There’s a communion artists conjure up when they set to work in whatever their chosen medium. When a painter takes up a brush or a carefully feathered twig or a dripping brush and bucket in Jackson Pollack’s case, there is the inextinguishable possibility that some wonder will be caught within the frame. Around you, on these walls, hang hundred of hours of work fixed in canvas, paint and wood. There are two distinct series, Flight Song and Paper, Scissor, Fish. They are tickets, invitations to that communion. They are the work of an artist with her foot to the floor, an artist in her prime. Melissa Becker.

The Flight Song series, works derived from the process of collage, but drifted out of the subconscious like pieces of a puzzle, are revealed almost as meditations, creations by the viewer. These paintings are personal in that they come from the artist’s collection of life events, some broken, some straws left over from abundant fields, some clear and potent as they day they were born. Like all mediations they bottle emotion so it can be observed through the clearest of glass, the unblinking eye of consciousness.

The themes that nag and drive creativity are always a point of learning for those who appreciate any artist’s work. Picasso, like Matisse, was a student of Chardin, the eighteenth century French master. He in turn was an inspiration for Melissa Becker. The Skate, eviscerated, hanging from a hook in a gilded frame in the Louvre was painted in 1727 but is still fresh. Rendered with such detail that it serves to remind us that life moving across that twilight to death induces in us reflections on mortality and the miraculous, yet finite, reaches of life.
With the series, Paper, Scissor, Fish, the paintings on these walls are full of waiting discovery. Some are subtle, some are stilettos between the ribs, some hold your face in a vice as a plea for attention. All of these paintings are worthy of Melissa’s journey as an artist. In some of the series, Melissa uses a battered origami fish for a real one, it is not only an example of her visual wit but a reminder that in the not-to-distant future a cut-out paper fish may be all we have left.

To see her picking her way across a reef at low tide at Coogee or Bawley Point is to see the painter at work, turning over shapes and textures, painting them before they leave this life, capturing their mortality, the cresting hill at the onset of decay.

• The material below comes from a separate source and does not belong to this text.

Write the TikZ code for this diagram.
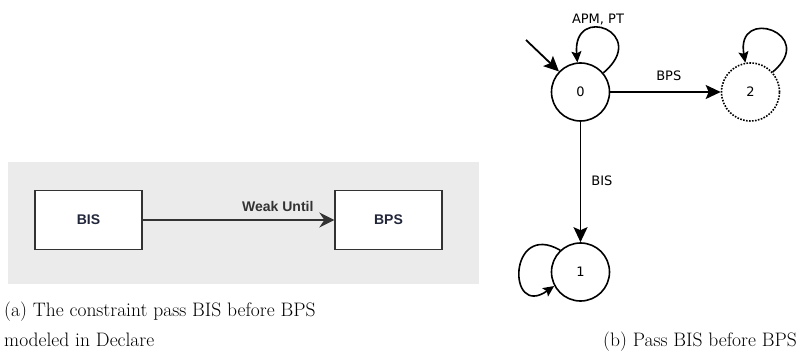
\documentclass[tikz,border=0pt]{standalone}
\usepackage{fontspec}
\newfontfamily\autfont{DejaVu Sans}
\newfontfamily\decfont{Liberation Sans}
\usetikzlibrary{arrows.meta}
\definecolor{declaregray}{HTML}{EBEBEB}
\definecolor{declareline}{HTML}{333333}
\definecolor{declaretext}{HTML}{22263A}
\tikzset{
  actbox/.style={draw=declareline, line width=1.3pt, fill=white,
    minimum width=107pt, minimum height=59pt, inner sep=0pt,
    font=\decfont\bfseries\fontsize{14}{16}\selectfont, text=declaretext},
  decarrow/.style={draw=declareline, line width=2.4pt,
    -{Stealth[length=15pt,width=15pt,inset=5pt]}},
  state/.style={circle, draw, line width=1.6pt, minimum size=58pt, inner sep=0pt,
    font=\autfont\fontsize{13}{15}\selectfont},
  autarrow/.style={line width=1.8pt, -{Stealth[length=15pt,width=14pt,inset=3pt]}},
  looparrow/.style={line width=1.6pt, -{Stealth[length=11pt,width=10pt,inset=2pt]}},
  autlabel/.style={font=\autfont\fontsize{13}{15}\selectfont, inner sep=0pt},
  caption/.style={font=\fontsize{19.5}{30}\selectfont, inner sep=0pt, align=left}
}
\begin{document}
\begin{tikzpicture}[x=1pt,y=1pt]
\useasboundingbox (0,0) rectangle (799,356);

% Declare model
\fill[declaregray] (8,72) rectangle (479,194);
\node[actbox] (bis) at (88.5,136) {BIS};
\node[actbox] (bps) at (388.5,136) {BPS};
\draw[decarrow] (bis) -- (bps)
  node[pos=0.705, above=7pt, inner sep=0pt,
       font=\decfont\bfseries\fontsize{14}{16}\selectfont, text=declareline] (wu) {Weak Until};

% Automaton
\node[state] (s0) at (580.5,264) {0};
\node[state, dash pattern=on 1.6pt off 1.4pt] (s2) at (750.5,264) {2};
\node[state] (s1) at (580.5,84) {1};
\coordinate (init) at (526,316);

\draw[autarrow] (init) -- (s0);
\draw[autarrow] (s0) -- (s2) node[autlabel, pos=0.53, above=10pt] (lbps) {BPS};
\draw[autarrow] (s0) -- (s1) node[autlabel, pos=0.49, right=10pt] (lbis) {BIS};

\draw[looparrow] (s0.40) .. controls +(40:62) and +(95:60) .. (s0.96);
\draw[looparrow] (s2.42) .. controls +(40:60) and +(100:58) .. (s2.100);
\draw[looparrow] (s1.133) .. controls +(150:60) and +(215:58) .. (s1.208);
\node[autlabel] (lapm) at (598,336) {APM, PT};

% Captions
\node[caption, anchor=base west] (capa) at (4,10)
  {(a) The constraint pass BIS before BPS\\modeled in Declare};
\node[caption, anchor=base east] (capb) at (797,10) {(b) Pass BIS before BPS};
\end{tikzpicture}
\end{document}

There is something sublime and simple here, the evening meal as life and death. There is also the arresting refinement of technique.

When studying a body of work it is at best a journey into the underlying logic of the artist’s life, the secrets and problems, the ones they keep and the others they hide, until in a series of slow starts, little by little all is revealed. The better the work the longer the revelations keep coming. In a few of the paintings you will see what appear to be a series of holes painted in the background or floor. Despite strong rumours, they are not ventilation holes bored in the floor of her rooftop studio by her husband, Garth, so she can breath, they are in fact portals into another dimension.

I am delighted to be able to declare open Melissa Becker’s exhibition. Many wondrous discoveries are ahead of you. What is right and what is perfect is in your hands.